Achieving sobriety for long enough to have a psychiatric evaluation can be an impossible task for someone in the grip of chemical dependency.
Medication Isn’t Effective
Prescriptions are only effective when they’re up-to-date. As stated above, it’s important to see a doctor regularly to make sure you’re on the right medication at the right dose. Mental health conditions can worsen based on factors like stress, poor physical health and age. They can also arise quickly. In the months between doctor visits, symptoms could easily worsen to a point where the prescription isn’t helping enough. Individuals may decide there’s no point and quit taking them altogether.
Sometimes medication simply isn’t enough. In many cases, what’s needed more than a medication is therapy or inpatient treatment. Therapy works by guiding people toward changes in their thinking, behavior and lifestyle. However, it’s also expensive, and far more time consuming than getting to a pharmacy once a month.
It also takes a level of attention and investment that many homeless people just don’t have. Again, it comes down to priorities. When you sleep exposed to the elements every night, which is more important: making and saving money, or getting therapy?
What Makes Homeless People More Likely to Consistently Take Medication?
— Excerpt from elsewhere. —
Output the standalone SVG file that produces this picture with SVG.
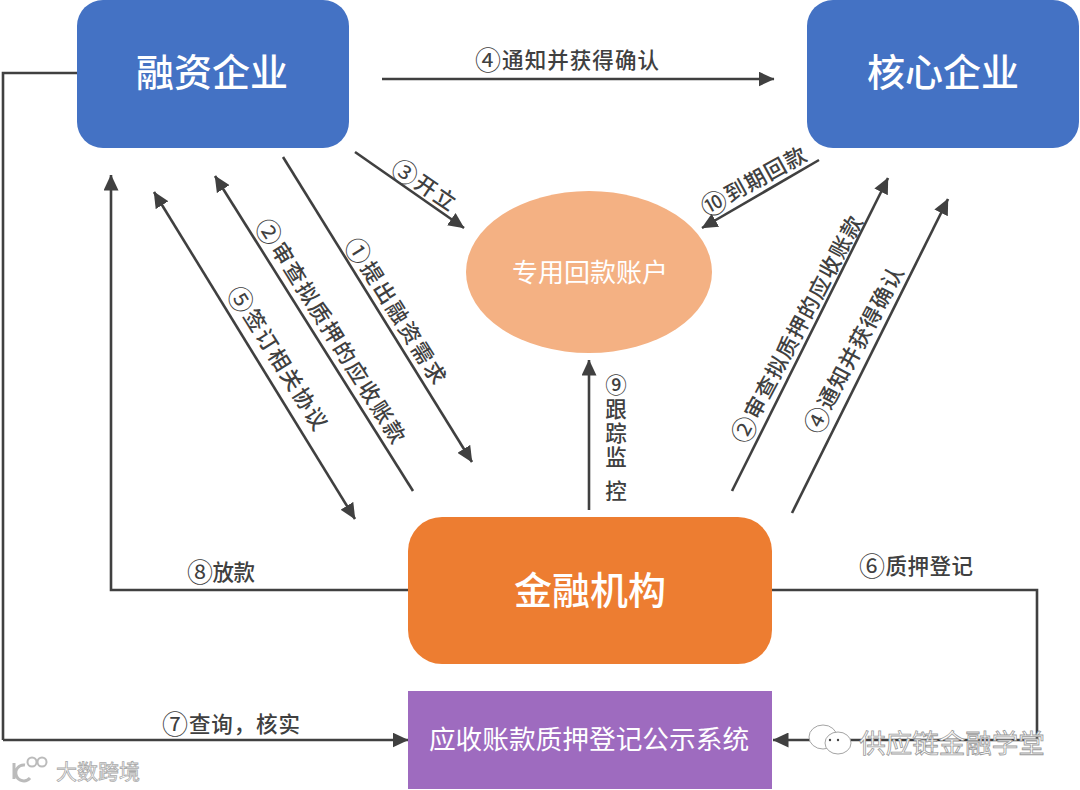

There are a few factors which make people who are homeless more likely to take care of their mental health:
- Being over the age of 40
- Having a primary care doctor
- Not abusing alcohol
These points give us clues about who is most at-risk for having poorly managed mental health symptoms. While we should devote resources to mental health conditions among all homeless people, we should keep in mind the risk factors putting people in especially high danger. Those who are young, who drink, and who don’t often go to the doctor are people who need to be told their mental health matters.
There’s still a perception mental health takes a back seat to physical health. However, poor mental health takes a heavy toll on physical well-being. Mental health issues also come with their own dangers, like suicide and reckless, risk-taking behavior.
There are many programs out there to assist people with filling their medications, and with their mental health in general. Find out what programs are in your area and build awareness of them. Donate, if you can. Do all you can to de-stigmatize mental health – talk about it, normalize it. Don’t be afraid to ask your homeless neighbors how they’re feeling, instead of just how they’re doing. You never know who might feel better just to talk for a while.